If you ask me, this sordid story is a perfect example of why the laity must not trust the diocese to handle these things. Despite all the talk of "getting it" in Dallas, these habits are too entrenched to change overnight, and certainly not with the current episcopal leadership. Catholics ought to take an example from this principal: document everything, and go to the civil authorities and the news media with what you've found out. That's the only way to exorcise these demons. It's a miserable day when The New York Times and its ilk is a greater friend to truth, justice and the Church than the hierarchy, but that's the sorry state to which our bishops have reduced us.



An interview with Governor Frank Keating:

Keating acknowledged in Dallas that he was "just one man with no authority," but did surprise those gathered at that press conference when he pledged to go to the pope when he found that a bishop had abused his power.

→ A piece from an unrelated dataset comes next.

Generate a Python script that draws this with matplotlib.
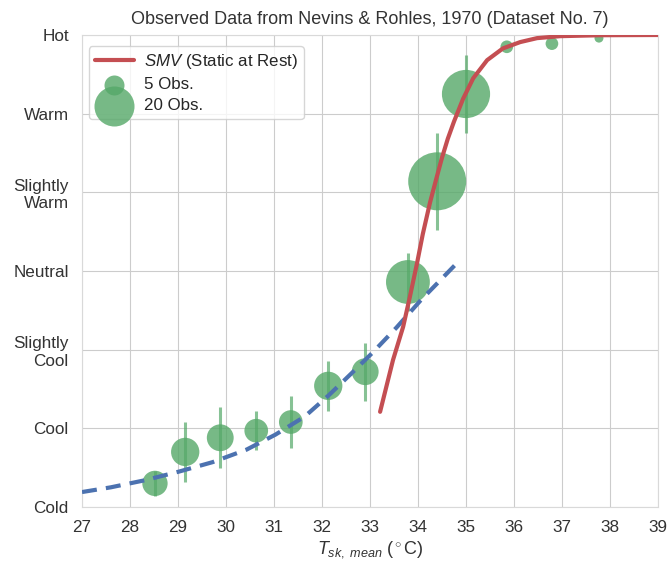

On Tuesday, Keating backed off a bit on his claim that he would go to the pope to seek sanctions against any bishop found to have concealed the sexual abuse of minors, even in the past. He said he would report his board's findings to Gregory and expects that those findings would be forwarded to Rome.



"I don't think it's going to be Keating alone that will determine accountability," said Jason Berry, an investigative reporter who wrote an expose on the church scandal. "But I think he has the opportunity to do a historical service to the church. I hope he doesn't blow it."